What works, he said, is a scientific, empirical, practical, common-sense approach.
Hagelin labels his jump from a Harvard-trained physicist to presidential hopeful a "quantum leap." But it is actually a slow progression from a young man interested in the laws governing the universe to a physicist intrigued by brain development and, finally, to an educator investigating how science can solve social problems and aid public policy.
The 46-year-old Hagelin, soft-spoken and intimidatingly intelligent, is perhaps best known to the public for his political donnybrook this summer with Pat Buchanan over the Reform Party's nomination and the $12.5 million war chest that came with it.

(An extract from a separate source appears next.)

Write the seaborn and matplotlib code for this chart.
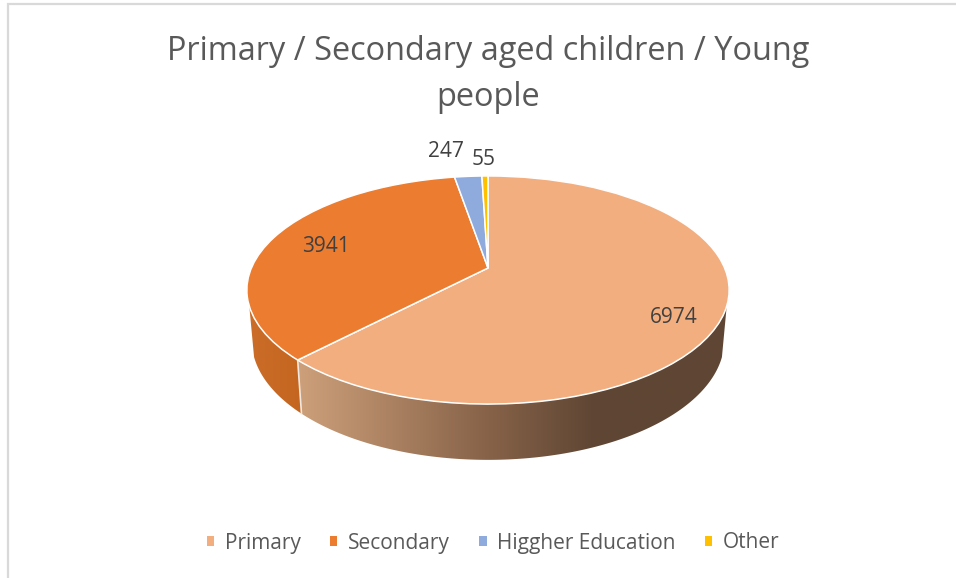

Hagelin attended Dartmouth College and Harvard University, and is renowned for his work in the "Grand Unified Field Theory," which holds that there is one unifying force that binds the universe. Understanding how the application of this "natural law" can improve society is a cornerstone of Hagelin's politics.
Hagelin, a founder of the Natural Law Party and its presidential nominee in three elections, used gravity to explain natural law.
"If you drop a pen, it falls down every time. There are similar principles governing health, governing our complex ecosystem, even governing economies and societies as well," he said, "so my government would simply put the most comprehensive understanding of how things work, of natural law, to work in government." ...
To get his message out, Hagelin brought in the man who orchestrated Gov. Jesse Ventura's shocker election, Doug Friedline of Brooklyn Park.
Friedline, who joined as campaign manager at the end of August, said they must tap groups like college students and those disenfranchised with the political process -- as Ventura did -- to be successful.
But Hagelin doesn't carry with him the governor's celebrity or gusto, so he must rely on the issues. Hagelin supports gun and abortion rights and free trade, but not when human rights and environmental issues are at stake. But at the top of his list is campaign finance reform because, he says, "without it, none of these other things will ever pass. It's not rocket science."